To reach such a conclusion, Rogers and colleagues set up four-minute interviews between a researcher and 46 volunteers. Both interrogator and respondent wore spectacles fitted with eye-tracking technology.

For the encounters with 23 of the volunteers the researcher spent most of the time looking directly at eyes. For the rest, gaze was directed squarely at the mouth.

After each encounter the volunteers were asked to rate how much they enjoyed the conversation – and how much they thought the researcher was looking them in the eye.

“The mouth group perceived the same amount of eye contact and enjoyed the conversations just as much as the eye group,” Rogers reveals.
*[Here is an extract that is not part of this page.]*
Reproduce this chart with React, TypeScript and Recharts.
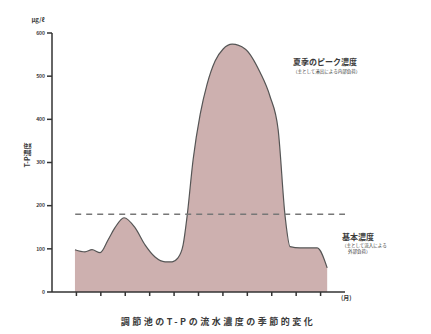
import React from 'react';
import { AreaChart, Area, XAxis, YAxis, ReferenceLine } from 'recharts';

// months (x) and T-P concentration (y)
const months = [0.94, 1.35, 1.64, 1.97, 2.3, 2.58, 2.95, 3.4, 3.81, 4.22, 4.63, 4.92, 5.16, 5.37, 5.53, 5.78, 6.07, 6.35, 6.68, 7.01, 7.38, 7.91, 8.52, 8.93, 9.26, 9.55, 9.75, 10.16, 10.86, 11.27];
const concentration = [98, 93, 98, 91, 121, 149, 172, 149, 109, 81, 70, 70, 79, 109, 174, 307, 412, 481, 535, 563, 574, 563, 509, 453, 377, 174, 105, 102, 102, 56];
const yTicks = [0, 100, 200, 300, 400, 500, 600];
const xTicks = [1, 2, 3, 4, 5, 6, 7, 8, 9, 10, 11];
const baseLevel = 180;

const data = months.map((m, i) => ({ month: m, tp: concentration[i] }));

const textColor = '#3a3a3a';
const font = '"Noto Sans CJK JP", "Noto Sans", sans-serif';

export default function App() {
  return (
    <div style={{ position: 'absolute', left: 0, top: 0, width: 431, height: 334, background: '#fff', fontFamily: font }}>
      <AreaChart
        width={431}
        height={334}
        data={data}
        margin={{ top: 33, right: 86, left: 0, bottom: 0 }}
      >
        <XAxis
          dataKey="month"
          type="number"
          domain={[0, 12]}
          ticks={xTicks}
          tickFormatter={() => ''}
          stroke="#333"
          strokeWidth={1.5}
          tickSize={4}
          height={42}
        />
        <YAxis
          type="number"
          domain={[0, 600]}
          ticks={yTicks}
          width={52}
          stroke="#333"
          strokeWidth={1.5}
          tickSize={5}
          tick={{ fontSize: 5, fill: textColor, fontWeight: 700 }}
        />
        <Area
          type="monotone"
          dataKey="tp"
          stroke="#555"
          strokeWidth={1.2}
          fill="#cdb0af"
          fillOpacity={1}
          isAnimationActive={false}
        />
        <ReferenceLine
          segment={[{ x: 0.95, y: baseLevel }, { x: 12, y: baseLevel }]}
          stroke="#777"
          strokeWidth={1.5}
          strokeDasharray="6 5"
        />
      </AreaChart>
      <svg width={431} height={334} style={{ position: 'absolute', left: 0, top: 0, pointerEvents: 'none' }}>
        <text x={38} y={22} fontSize={6} fill={textColor} fontWeight={700} textAnchor="middle">μg/ℓ</text>
        <text x={30} y={155} fontSize={7} fill={textColor} fontWeight={700} textAnchor="middle" transform="rotate(-90 30 155)">T-P濃度</text>
        <text x={341} y={300} fontSize={6} fill={textColor} fontWeight={700}>(月)</text>
        <text x={293} y={65} fontSize={8} fill={textColor} fontWeight={700}>夏季のピーク濃度</text>
        <text x={293} y={73} fontSize={4.5} fill={textColor}>（主として溶出による内部負荷）</text>
        <text x={342} y={240} fontSize={8} fill={textColor} fontWeight={700}>基本濃度</text>
        <text x={342} y={247} fontSize={4.5} fill={textColor}>（主として流入による</text>
        <text x={348} y={253} fontSize={4.5} fill={textColor}>外部負荷）</text>
        <text x={218} y={325} fontSize={9} fill={textColor} fontWeight={700} textAnchor="middle" letterSpacing={2.5}>調節池のT-Pの流水濃度の季節的変化</text>
      </svg>
    </div>
  );
}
He suggests that despite the piles of more-or-less poetic literature extolling the virtues and importance of eye-to-eye contact, people aren’t actually very good at determining when it is happening.

“People are not very sensitive to the specific gaze focus of their partner to their face; instead they perceive direct gaze towards their face as eye contact,” he notes.

The finding, he adds, can be seen as good news for people who suffer from social anxiety and find maintaining eye contact is stressful. Henceforth, they can look directly at some other part of someone’s facial anatomy without risk of being thought rude.

Overall, though, if the findings are confirmed by further experiments, Rogers and his colleagues have signalled a terrible blow to the self-esteem of romanticists and real estate agents alike.

“Maintaining strong eye contact is widely accepted to be an important communication skill in western cultures,” Rogers notes.

“People believe if you aren’t willing to engage in soul-to-soul mutual eye contact then you are at best lacking in confidence, at worst, untrustworthy. However, the reverence devoted to eye contact is not supported by scientific evidence.”

The research is published in the journal Perception.